O problema da ontologia das identidades é objeto de crítica à “metafísica da substância”, modelo no qual os predicados e atributos vinculados ao sujeito originariam uma ontologia imutável. De acordo com esse modelo de predicação, a substância seria exatamente o ponto fixo da identidade ou “natureza do ser”, segundo essa metafísica. Nessa questão, Butler acompanha a crítica nietzscheana da metafísica. Mesmo assim, vai além dela para pensar as questões de gêneros, concluindo que o modelo de construção da identidade a partir do gênero e deste a partir da heterossexualização tentaria impedir, a existência dos gêneros ininteligíveis, isto é, aqueles que não se conformam com o modelo vigente. Esses se tornam sem sentido, um desvio, uma anomalia e um fardo existencial e psíquico para aqueles que o adotaram como opção. Pensar ou desejar ser masculino ou feminino na forma como tais opções nos são apresentadas e a partir do que significam socialmente é uma forma de imposição e condição para a aceitabilidade e autoaceitação. Essa lógica garante a vigência do modelo e instituição heteronormativa. A crítica a essa instituição poderia promover uma teoria da construção do gênero que apontasse um resultado cultural e não mais falsamente natural do sexo. Não obstante ao que considera os erros do feminismo, ela declara seu comprometimento para com os interesses das mulheres, afirmando a necessidade de reformular a política representacional do feminismo e não o abandonando: “Se a noção estável de gênero dá mostras de não mais servir como premissa básica da política feminista, talvez um novo tipo de política feminista seja agora desejável para contestar as próprias reificações de gênero e da identidade [...]” (B: 23)

Em nossas reuniões, destacamos diversos pontos.

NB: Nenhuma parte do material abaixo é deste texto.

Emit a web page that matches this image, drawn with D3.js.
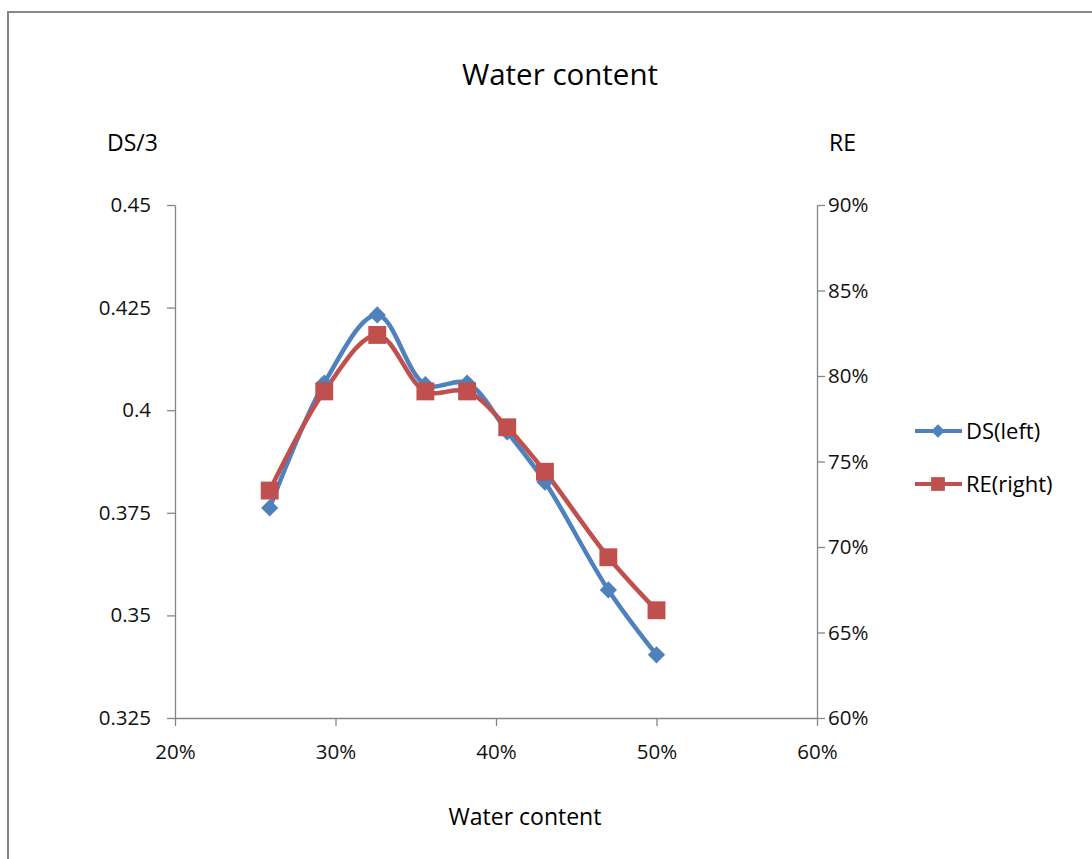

Longe de reproduzir aqui a complexidade e riqueza das discussões, seguem apenas alguns elementos:





  • A tarefa apontada por Butler de “formular [...] uma crítica às categorias de identidade que as estruturas jurídicas contemporâneas engendram, naturalizam e mobilizam”.



  • A ideia de que o corpo é gênero, configurado pela instituição heteronormativa e



  • falogocêntrica, que se ampara no binarismo e nas referências explicativas sobre as diferenças entre sexo e corpo.



  • A ideia que a mídia ajuda a manter essa lógica e instituição em pleno funcionamento.



  • A pergunta: até que ponto a apresentação da mulher na mídia e cultura em geral é independente e serve aos seus interesses? Ela é apresentada como consumo ou consumidora? Friza o papel da mídia na repetição das normas.





  • Algum acordo com a crítica ao cartesianismo de Beauvoir. Observou que a concordância com a ideia da escolha voluntária em Beauvoir (torna-se mulher), só se sustenta se a mesma não consistir em um tipo de racionalidade deliberativa, mas em algo menos “consciente”, que não se examinou.



  • Observou-se que sempre que se chega a uma posição confortável, Butler consegue problematizar. Tomemos cuidado para não pararmos diante do que é confortável na análise de nossa cultura.